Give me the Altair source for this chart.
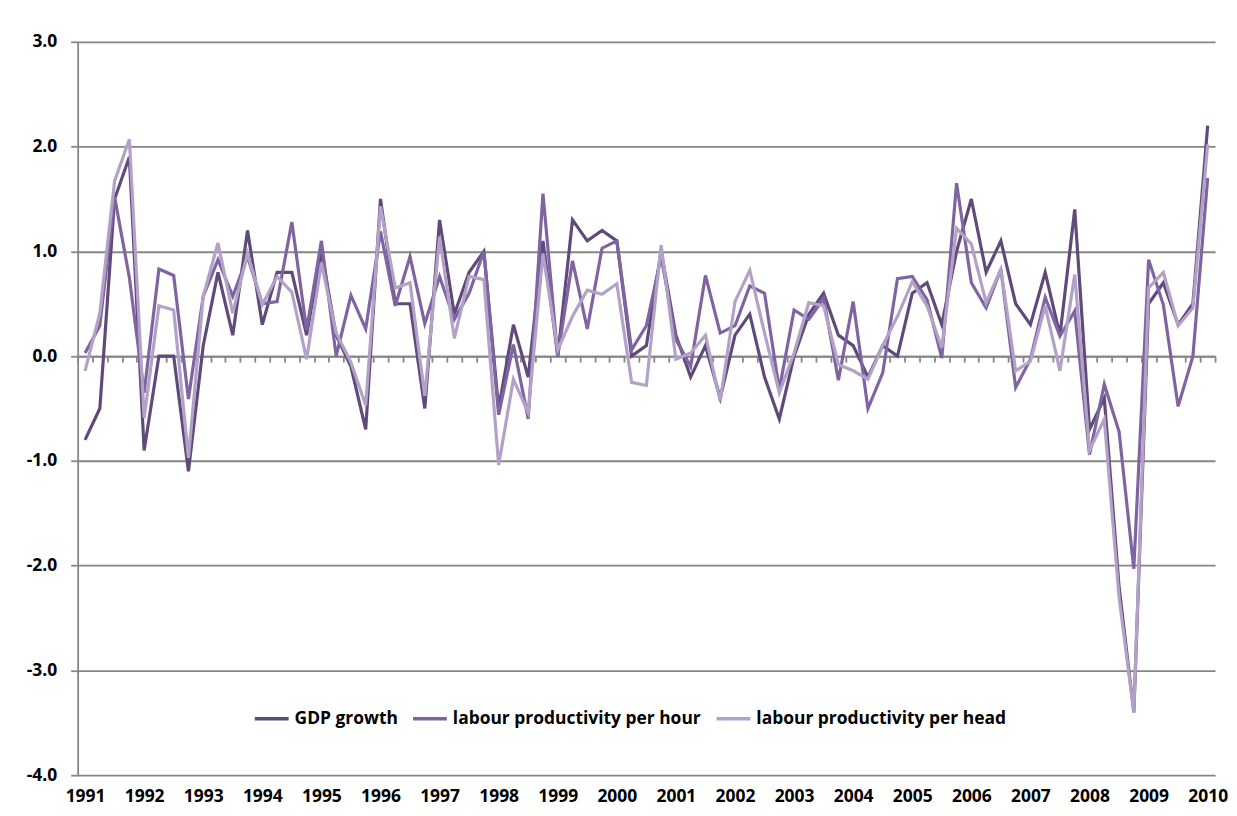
import altair as alt
import pandas as pd

first_year = 1991
series_names = ["GDP growth", "labour productivity per hour", "labour productivity per head"]
series_colors = ["#604A7B", "#8064A2", "#B3A2C7"]

gdp_growth = [-0.8, -0.5, 1.5, 1.9, -0.9, 0.0, 0.0, -1.1, 0.1, 0.8,
              0.2, 1.2, 0.3, 0.8, 0.8, 0.2, 1.0, 0.2, -0.1, -0.7,
              1.5, 0.5, 0.5, -0.5, 1.3, 0.4, 0.8, 1.0, -0.5, 0.3,
              -0.2, 1.1, 0.0, 1.3, 1.1, 1.2, 1.1, 0.0, 0.1, 1.0,
              0.2, -0.2, 0.1, -0.4, 0.2, 0.4, -0.2, -0.6, 0.0, 0.4,
              0.6, 0.2, 0.1, -0.2, 0.1, 0.0, 0.6, 0.7, 0.3, 1.0,
              1.5, 0.8, 1.1, 0.5, 0.3, 0.8, 0.2, 1.4, -0.7, -0.4,
              -2.2, -3.4, 0.5, 0.7, 0.3, 0.5, 2.2]
prod_per_hour = [0.03, 0.29, 1.52, 0.75, -0.35, 0.83, 0.77, -0.41, 0.57, 0.92,
                 0.57, 0.95, 0.5, 0.52, 1.28, 0.25, 1.1, 0.0, 0.58, 0.26,
                 1.19, 0.48, 0.95, 0.31, 0.76, 0.35, 0.6, 1.0, -0.56, 0.11,
                 -0.6, 1.55, 0.0, 0.91, 0.26, 1.03, 1.1, 0.06, 0.29, 0.95,
                 0.16, -0.1, 0.77, 0.22, 0.29, 0.67, 0.6, -0.32, 0.44, 0.35,
                 0.55, -0.23, 0.52, -0.5, -0.16, 0.74, 0.76, 0.54, -0.02, 1.65,
                 0.7, 0.46, 0.83, -0.3, -0.03, 0.56, 0.19, 0.43, -0.94, -0.27,
                 -0.72, -2.03, 0.92, 0.49, -0.48, 0.0, 1.7]
prod_per_head = [-0.14, 0.41, 1.67, 2.07, -0.59, 0.48, 0.44, -0.97, 0.57, 1.08,
                 0.41, 0.98, 0.49, 0.76, 0.61, -0.03, 0.89, 0.22, -0.06, -0.47,
                 1.43, 0.65, 0.7, -0.38, 1.14, 0.17, 0.76, 0.73, -1.04, -0.22,
                 -0.54, 0.98, 0.06, 0.38, 0.63, 0.59, 0.69, -0.25, -0.28, 1.06,
                 -0.03, 0.03, 0.2, -0.43, 0.52, 0.82, 0.22, -0.35, 0.03, 0.51,
                 0.48, -0.08, -0.14, -0.22, 0.1, 0.38, 0.71, 0.48, 0.08, 1.22,
                 1.07, 0.51, 0.83, -0.14, -0.05, 0.48, -0.14, 0.78, -0.9, -0.6,
                 -2.3, -3.4, 0.65, 0.8, 0.29, 0.46, 2.02]
y_ticks = [-4, -3, -2, -1, 0, 1, 2, 3]

n = len(gdp_growth)
quarters = [f"{first_year + i // 4}Q{i % 4 + 1}" for i in range(n)]

rows = []
for name, vals in zip(series_names, [gdp_growth, prod_per_hour, prod_per_head]):
    for i, v in enumerate(vals):
        rows.append({"pos": i + 0.5, "quarter": quarters[i], "series": name, "value": v})
df = pd.DataFrame(rows)

W, H = 1143, 737
ymin, ymax = -4, 3
zero_from_bottom = H * (0 - ymin) / (ymax - ymin)
FONT = "Open Sans"
GREY = "#868686"

x_enc = alt.X(
    "pos:Q",
    scale=alt.Scale(domain=[0, n], nice=False, zero=False),
    axis=alt.Axis(
        values=list(range(n + 1)),
        labelExpr=f"datum.value % 4 == 0 ? '' + ({first_year} + datum.value / 4) : ''",
        labelOffset=W / n / 2,
        labelOverlap=False,
        labelFlush=False,
        labelBound=False,
        labelPadding=zero_from_bottom - 6 + 21,
        labelBaseline="middle",
        offset=-zero_from_bottom,
        title=None,
        grid=False,
        domainColor=GREY,
        domainWidth=1.8,
        tickColor=GREY,
        tickWidth=1.8,
        tickSize=6,
        labelFont=FONT,
        labelFontSize=17.5,
        labelFontWeight="bold",
        labelColor="#000000",
    ),
)
y_enc = alt.Y(
    "value:Q",
    scale=alt.Scale(domain=[ymin, ymax], nice=False, zero=False),
    axis=alt.Axis(
        values=y_ticks,
        labelExpr="(datum.value < 0 ? '-' : '') + format(abs(datum.value), '.1f')",
        title=None,
        grid=True,
        gridColor=GREY,
        gridWidth=1.8,
        domainColor=GREY,
        domainWidth=1.8,
        tickColor=GREY,
        tickWidth=1.8,
        tickSize=7,
        labelPadding=14,
        labelFont=FONT,
        labelFontSize=17.5,
        labelFontWeight="bold",
        labelColor="#000000",
    ),
)
color_enc = alt.Color(
    "series:N",
    scale=alt.Scale(domain=series_names, range=series_colors),
    legend=alt.Legend(
        title=None,
        orient="none",
        legendX=176,
        legendY=661,
        direction="horizontal",
        symbolType="stroke",
        symbolSize=1156,
        symbolStrokeWidth=3.5,
        labelFont=FONT,
        labelFontSize=17.5,
        labelFontWeight="bold",
        labelColor="#000000",
        labelOffset=4,
        labelLimit=500,
        columnPadding=8,
        padding=0,
    ),
)

layers = []
for name in series_names:
    layers.append(
        alt.Chart(df)
        .transform_filter(alt.datum.series == name)
        .mark_line(strokeWidth=3.2)
        .encode(x=x_enc, y=y_enc, color=color_enc, order="pos:Q")
    )

chart = (
    alt.layer(*layers)
    .properties(
        width=W,
        height=H,
        padding={"left": 70, "top": 32, "right": 14, "bottom": 31},
        autosize=alt.AutoSizeParams(type="none"),
        background="#ffffff",
    )
    .configure_view(stroke=None)
)

chart.save("out.html", embed_options={"renderer": "svg", "actions": False})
^^^^^^^^
Please reproduce the listing exactly from its opening line through the line that contains "i in range(n)]", both included, with all pictures omitted.

**WORKED ANSWER**
Give me the Altair source for this chart.
import altair as alt
import pandas as pd

first_year = 1991
series_names = ["GDP growth", "labour productivity per hour", "labour productivity per head"]
series_colors = ["#604A7B", "#8064A2", "#B3A2C7"]

gdp_growth = [-0.8, -0.5, 1.5, 1.9, -0.9, 0.0, 0.0, -1.1, 0.1, 0.8,
              0.2, 1.2, 0.3, 0.8, 0.8, 0.2, 1.0, 0.2, -0.1, -0.7,
              1.5, 0.5, 0.5, -0.5, 1.3, 0.4, 0.8, 1.0, -0.5, 0.3,
              -0.2, 1.1, 0.0, 1.3, 1.1, 1.2, 1.1, 0.0, 0.1, 1.0,
              0.2, -0.2, 0.1, -0.4, 0.2, 0.4, -0.2, -0.6, 0.0, 0.4,
              0.6, 0.2, 0.1, -0.2, 0.1, 0.0, 0.6, 0.7, 0.3, 1.0,
              1.5, 0.8, 1.1, 0.5, 0.3, 0.8, 0.2, 1.4, -0.7, -0.4,
              -2.2, -3.4, 0.5, 0.7, 0.3, 0.5, 2.2]
prod_per_hour = [0.03, 0.29, 1.52, 0.75, -0.35, 0.83, 0.77, -0.41, 0.57, 0.92,
                 0.57, 0.95, 0.5, 0.52, 1.28, 0.25, 1.1, 0.0, 0.58, 0.26,
                 1.19, 0.48, 0.95, 0.31, 0.76, 0.35, 0.6, 1.0, -0.56, 0.11,
                 -0.6, 1.55, 0.0, 0.91, 0.26, 1.03, 1.1, 0.06, 0.29, 0.95,
                 0.16, -0.1, 0.77, 0.22, 0.29, 0.67, 0.6, -0.32, 0.44, 0.35,
                 0.55, -0.23, 0.52, -0.5, -0.16, 0.74, 0.76, 0.54, -0.02, 1.65,
                 0.7, 0.46, 0.83, -0.3, -0.03, 0.56, 0.19, 0.43, -0.94, -0.27,
                 -0.72, -2.03, 0.92, 0.49, -0.48, 0.0, 1.7]
prod_per_head = [-0.14, 0.41, 1.67, 2.07, -0.59, 0.48, 0.44, -0.97, 0.57, 1.08,
                 0.41, 0.98, 0.49, 0.76, 0.61, -0.03, 0.89, 0.22, -0.06, -0.47,
                 1.43, 0.65, 0.7, -0.38, 1.14, 0.17, 0.76, 0.73, -1.04, -0.22,
                 -0.54, 0.98, 0.06, 0.38, 0.63, 0.59, 0.69, -0.25, -0.28, 1.06,
                 -0.03, 0.03, 0.2, -0.43, 0.52, 0.82, 0.22, -0.35, 0.03, 0.51,
                 0.48, -0.08, -0.14, -0.22, 0.1, 0.38, 0.71, 0.48, 0.08, 1.22,
                 1.07, 0.51, 0.83, -0.14, -0.05, 0.48, -0.14, 0.78, -0.9, -0.6,
                 -2.3, -3.4, 0.65, 0.8, 0.29, 0.46, 2.02]
y_ticks = [-4, -3, -2, -1, 0, 1, 2, 3]

n = len(gdp_growth)
quarters = [f"{first_year + i // 4}Q{i % 4 + 1}" for i in range(n)]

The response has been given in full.